- English: When the bread that we share
- Occasion: 750th anniversary of death of St. Elisabeth
- Text: by Claus-Peter März
- Language: German
- Based on: Miracle of the Roses
- Melody: by Kurt Grahl
- Composed: 1981

= Wenn das Brot, das wir teilen =

Christian hymn

"Wenn das Brot, das wir teilen" (When the bread that we share) is a Christian hymn, with a text written in 1981 by Claus-Peter März, and a melody by Kurt Grahl. It was written to commemorate St. Elisabeth, and begins with a reference to her Miracle of the Roses. The song, of the genre Neues Geistliches Lied (NGL), is part of German hymnals, including Evangelisches Gesangbuch and Gotteslob, and of songbooks.

== History ==
The Roman Catholic theologian Claus-Peter März from Erfurt wrote the text of "Wenn das Brot, das wir teilen" in 1981, on the occasion of the 750th anniversary of death of St. Elisabeth who is venerated especially in Thuringia. The text begins with a reference to the saint's Miracle of the Roses. The church musician Kurt Grahl from Leipzig composed the melody the same year for a youth pilgrimage from Leipzig to places where she was active. A year later, the song was featured at the Katholikentag convention in Düsseldorf, and was then included in many song collections.

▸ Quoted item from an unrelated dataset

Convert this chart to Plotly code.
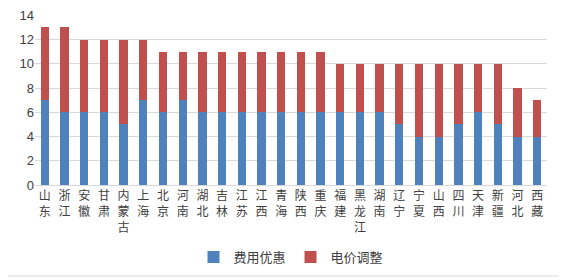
import plotly.graph_objects as go

categories = ["山东", "浙江", "安徽", "甘肃", "内蒙古", "上海", "北京", "河南", "湖北", "吉林",
              "江苏", "江西", "青海", "陕西", "重庆", "福建", "黑龙江", "湖南", "辽宁", "宁夏",
              "山西", "四川", "天津", "新疆", "河北", "西藏"]
fee_discount = [7, 6, 6, 6, 5, 7, 6, 7, 6, 6, 6, 6, 6, 6, 6, 6, 6, 6, 5, 4, 4, 5, 6, 5, 4, 4]
price_adjust = [6, 7, 6, 6, 7, 5, 5, 4, 5, 5, 5, 5, 5, 5, 5, 4, 4, 4, 5, 6, 6, 5, 4, 5, 4, 3]
y_ticks = [0, 2, 4, 6, 8, 10, 12, 14]

tick_text = ["<br>".join(list(c)) for c in categories]

# page has an 8px body margin; compensate so the page positions match the reference
OFF = 8
W, H = 567 - OFF, 280 - OFF
ml, mr, mt, mb = 35 - OFF, 20, 15 - OFF, 95

fig = go.Figure()
fig.add_trace(go.Bar(x=categories, y=fee_discount, name="费用优惠",
                     marker=dict(color="#4F81BD", line=dict(width=0))))
fig.add_trace(go.Bar(x=categories, y=price_adjust, name="电价调整",
                     marker=dict(color="#C0504D", line=dict(width=0))))

pw = W - ml - mr
ph = H - mt - mb
bx = (562 - OFF - ml) / pw
by = (H - mb - (276 - OFF)) / ph
ty = (H - mb) / ph
fig.add_shape(type="line", xref="paper", yref="paper", x0=bx, x1=bx, y0=by, y1=ty,
              line=dict(color="#D9D9D9", width=1), layer="below")
fig.add_shape(type="line", xref="paper", yref="paper", x0=-ml / pw, x1=bx, y0=by, y1=by,
              line=dict(color="#D9D9D9", width=1), layer="below")

fig.update_layout(
    width=W, height=H,
    barmode="stack", bargap=0.58,
    margin=dict(l=ml, r=mr, t=mt, b=mb, autoexpand=False),
    paper_bgcolor="white", plot_bgcolor="white",
    font=dict(family="Noto Sans CJK SC, Arial", size=12, color="#404040"),
    xaxis=dict(tickmode="array", tickvals=categories, ticktext=tick_text,
               tickangle=0, showline=True, linecolor="#D9D9D9", linewidth=1,
               ticks="", showgrid=False, automargin=False,
               tickfont=dict(size=12, color="#404040")),
    yaxis=dict(range=[0, 14.03], tickvals=y_ticks, showgrid=True, gridcolor="#D9D9D9",
               gridwidth=1, zeroline=False, showline=False, ticks="", automargin=False,
               ticklabeloverflow="allow",
               tickfont=dict(family="Arial", size=13, color="#404040")),
    legend=dict(orientation="h", x=0.5, xanchor="center",
                yref="container", y=(280 - 257) / H, yanchor="middle",
                font=dict(size=13, color="#404040"), traceorder="normal",
                itemwidth=30),
    showlegend=True,
)

fig.write_html("out.html")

The song became part of both the Protestant and the Catholic common hymnals. It was included in some regional editions of Evangelisches Gesangbuch. It was included in the Gotteslob of 2013 as GL 470, in the section "Gesänge – Schöpfung: Gerechtigkeit und Friede" (Chants – Life in the world: justice and peace). The song is also part of several songbooks, including collections for young people and ecumenical songbooks.

== Text and music ==
The hymn is in five stanzas with a short strophe of two lines, and a long refrain of four lines with the last one repeated. It is written in the first person plural, speaking in the first stanza of the bread that we share, and in the second of the suffering of the poor that we change, according to Matthew 25:40. The third stanza begins with the hand that we hold, the fourth stanza with the consolation that we give, and in the final stanza of our suffering and death carrying us forward. Each time, the idea is that giving and sharing is also good for the giver.

The refrain reflects the images of God's tent among people, and seeing him from face to face, from the Book of Revelation. The key point of the text is that this happens already now each time that we love our neighbours.